The development of J2SE 5.0 was led by Sun and progressed following the Java Community Process (JCP) to include input from a variety of constituents. Some highlights of J2SE 5.0:
New language updates: Metadata, Generics, Enumerated types, Autoboxing of primitive types, New JVM Monitoring and Management API, Improved out-of-box performance New (but compatible) default Java look and feel. There are two principal products in the J2SE platform family: J2SE Runtime Environment (JRE) and J2SE Development Kit (JDK). The JRE provides the Java APIs, Java virtual machine, and other components necessary to run applets and applications written in the Java programming language. It is also the foundation for the technologies in the Java 2 Platform, Enterprise Edition (J2EE) for enterprise software development and deployment. The JRE does not contain tools and utilities such as compilers or debuggers for developing applets and applications.
The JDK is a superset of the JRE, and contains everything that is in the JRE, plus tools such as the compilers and debuggers necessary for developing applets and applications. The J2SE application programming interface (API) defines the prescribed manner by which an applet or application can make requests to and use the functionality available in the compiled J2SE class libraries. The J2SE class libraries are also part of the J2SE platform.
The J2SE API consists of technologies we have organized into two groups: Core Java and Desktop Java.
Core Java provides essential functionality for writing powerful enterprise-worthy programs in key areas such as database access, security, remote method invocation (RMI), and communications, to name a few.

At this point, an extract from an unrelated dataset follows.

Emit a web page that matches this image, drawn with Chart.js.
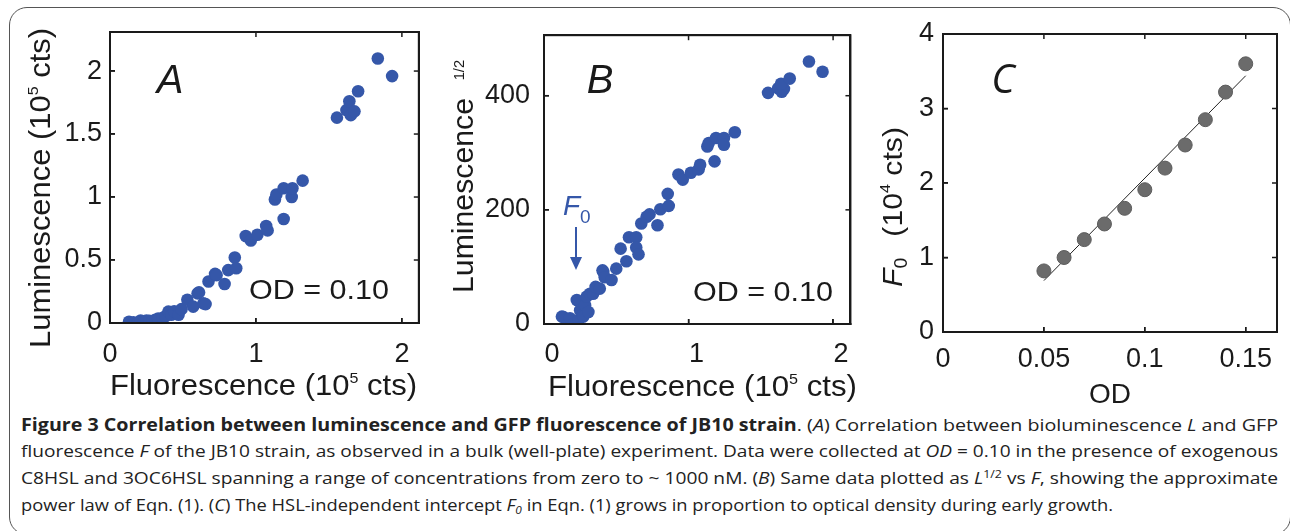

Desktop Java provides a full range of features to help build desktop applications that provide a rich user experience. Desktop Java consists of deployment products such as Java Plug-in, component modeling APIs such as JavaBeans, graphical user interface (GUI) APIs such as the Java Foundation Classes (JFC) and Swing, and multimedia APIs such as Java3D. To learn more about Java Desktop, visit the Desktop Java community collaboration site and java.com consumer site. For information on how to use the J2SE APIs, refer to the API (Javadocs) and technical documentation.
The Java Virtual Machine is responsible for the hardware- and operating system-independence of the J2SE platform, the small size of compiled code (bytecodes), and platform security.
The J2SE platform works with an array of tools, including Integrated Development Environments (IDEs), performance and testing tools, and performance monitoring tools.